Below is the data. Give it again, complete and exact.

Start

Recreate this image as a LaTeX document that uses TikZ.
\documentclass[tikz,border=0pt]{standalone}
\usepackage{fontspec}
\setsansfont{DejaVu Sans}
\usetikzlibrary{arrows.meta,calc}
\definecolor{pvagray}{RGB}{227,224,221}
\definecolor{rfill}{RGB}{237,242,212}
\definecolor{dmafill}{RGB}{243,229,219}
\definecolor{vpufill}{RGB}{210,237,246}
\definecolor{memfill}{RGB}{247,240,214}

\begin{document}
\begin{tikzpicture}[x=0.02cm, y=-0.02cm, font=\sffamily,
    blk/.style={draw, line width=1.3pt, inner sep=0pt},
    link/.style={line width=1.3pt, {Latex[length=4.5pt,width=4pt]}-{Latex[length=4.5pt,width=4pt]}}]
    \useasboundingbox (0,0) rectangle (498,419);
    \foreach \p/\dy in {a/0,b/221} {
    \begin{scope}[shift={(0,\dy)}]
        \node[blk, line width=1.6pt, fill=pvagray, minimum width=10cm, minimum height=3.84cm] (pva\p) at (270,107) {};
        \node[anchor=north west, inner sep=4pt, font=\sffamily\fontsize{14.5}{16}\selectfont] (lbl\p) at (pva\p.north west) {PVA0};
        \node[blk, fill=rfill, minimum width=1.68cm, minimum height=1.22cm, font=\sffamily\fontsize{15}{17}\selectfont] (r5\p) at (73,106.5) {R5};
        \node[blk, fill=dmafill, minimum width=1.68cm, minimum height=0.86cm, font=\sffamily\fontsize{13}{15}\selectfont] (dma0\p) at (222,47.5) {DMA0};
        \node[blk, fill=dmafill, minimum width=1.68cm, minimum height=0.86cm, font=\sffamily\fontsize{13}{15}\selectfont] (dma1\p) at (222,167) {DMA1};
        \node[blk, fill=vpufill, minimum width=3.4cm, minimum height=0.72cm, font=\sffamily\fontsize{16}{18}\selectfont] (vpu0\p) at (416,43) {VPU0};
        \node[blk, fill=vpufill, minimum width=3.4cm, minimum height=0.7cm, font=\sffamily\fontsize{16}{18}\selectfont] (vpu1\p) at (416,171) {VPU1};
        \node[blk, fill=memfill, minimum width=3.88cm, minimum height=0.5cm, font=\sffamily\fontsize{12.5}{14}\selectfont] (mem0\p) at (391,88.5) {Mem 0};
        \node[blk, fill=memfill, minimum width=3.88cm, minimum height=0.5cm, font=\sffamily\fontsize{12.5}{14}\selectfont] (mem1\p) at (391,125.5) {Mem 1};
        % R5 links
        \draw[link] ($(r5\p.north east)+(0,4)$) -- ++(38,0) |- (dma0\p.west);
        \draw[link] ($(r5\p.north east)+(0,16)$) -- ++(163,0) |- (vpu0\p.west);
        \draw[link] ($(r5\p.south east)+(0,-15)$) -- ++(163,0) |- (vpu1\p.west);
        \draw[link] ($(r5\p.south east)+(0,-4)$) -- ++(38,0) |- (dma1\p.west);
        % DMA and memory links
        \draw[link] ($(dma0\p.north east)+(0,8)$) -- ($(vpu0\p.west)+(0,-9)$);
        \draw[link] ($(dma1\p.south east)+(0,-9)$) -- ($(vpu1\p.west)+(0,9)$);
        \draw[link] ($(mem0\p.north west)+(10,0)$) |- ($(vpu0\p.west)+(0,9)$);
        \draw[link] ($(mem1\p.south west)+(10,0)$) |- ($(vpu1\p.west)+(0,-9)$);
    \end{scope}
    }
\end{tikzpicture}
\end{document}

End

- Written solution:
Recreate this image as a LaTeX document that uses TikZ.
\documentclass[tikz,border=0pt]{standalone}
\usepackage{fontspec}
\setsansfont{DejaVu Sans}
\usetikzlibrary{arrows.meta,calc}
\definecolor{pvagray}{RGB}{227,224,221}
\definecolor{rfill}{RGB}{237,242,212}
\definecolor{dmafill}{RGB}{243,229,219}
\definecolor{vpufill}{RGB}{210,237,246}
\definecolor{memfill}{RGB}{247,240,214}

\begin{document}
\begin{tikzpicture}[x=0.02cm, y=-0.02cm, font=\sffamily,
    blk/.style={draw, line width=1.3pt, inner sep=0pt},
    link/.style={line width=1.3pt, {Latex[length=4.5pt,width=4pt]}-{Latex[length=4.5pt,width=4pt]}}]
    \useasboundingbox (0,0) rectangle (498,419);
    \foreach \p/\dy in {a/0,b/221} {
    \begin{scope}[shift={(0,\dy)}]
        \node[blk, line width=1.6pt, fill=pvagray, minimum width=10cm, minimum height=3.84cm] (pva\p) at (270,107) {};
        \node[anchor=north west, inner sep=4pt, font=\sffamily\fontsize{14.5}{16}\selectfont] (lbl\p) at (pva\p.north west) {PVA0};
        \node[blk, fill=rfill, minimum width=1.68cm, minimum height=1.22cm, font=\sffamily\fontsize{15}{17}\selectfont] (r5\p) at (73,106.5) {R5};
        \node[blk, fill=dmafill, minimum width=1.68cm, minimum height=0.86cm, font=\sffamily\fontsize{13}{15}\selectfont] (dma0\p) at (222,47.5) {DMA0};
        \node[blk, fill=dmafill, minimum width=1.68cm, minimum height=0.86cm, font=\sffamily\fontsize{13}{15}\selectfont] (dma1\p) at (222,167) {DMA1};
        \node[blk, fill=vpufill, minimum width=3.4cm, minimum height=0.72cm, font=\sffamily\fontsize{16}{18}\selectfont] (vpu0\p) at (416,43) {VPU0};
        \node[blk, fill=vpufill, minimum width=3.4cm, minimum height=0.7cm, font=\sffamily\fontsize{16}{18}\selectfont] (vpu1\p) at (416,171) {VPU1};
        \node[blk, fill=memfill, minimum width=3.88cm, minimum height=0.5cm, font=\sffamily\fontsize{12.5}{14}\selectfont] (mem0\p) at (391,88.5) {Mem 0};
        \node[blk, fill=memfill, minimum width=3.88cm, minimum height=0.5cm, font=\sffamily\fontsize{12.5}{14}\selectfont] (mem1\p) at (391,125.5) {Mem 1};
        % R5 links
        \draw[link] ($(r5\p.north east)+(0,4)$) -- ++(38,0) |- (dma0\p.west);
        \draw[link] ($(r5\p.north east)+(0,16)$) -- ++(163,0) |- (vpu0\p.west);
        \draw[link] ($(r5\p.south east)+(0,-15)$) -- ++(163,0) |- (vpu1\p.west);
        \draw[link] ($(r5\p.south east)+(0,-4)$) -- ++(38,0) |- (dma1\p.west);
        % DMA and memory links
        \draw[link] ($(dma0\p.north east)+(0,8)$) -- ($(vpu0\p.west)+(0,-9)$);
        \draw[link] ($(dma1\p.south east)+(0,-9)$) -- ($(vpu1\p.west)+(0,9)$);
        \draw[link] ($(mem0\p.north west)+(10,0)$) |- ($(vpu0\p.west)+(0,9)$);
        \draw[link] ($(mem1\p.south west)+(10,0)$) |- ($(vpu1\p.west)+(0,-9)$);
    \end{scope}
    }
\end{tikzpicture}
\end{document}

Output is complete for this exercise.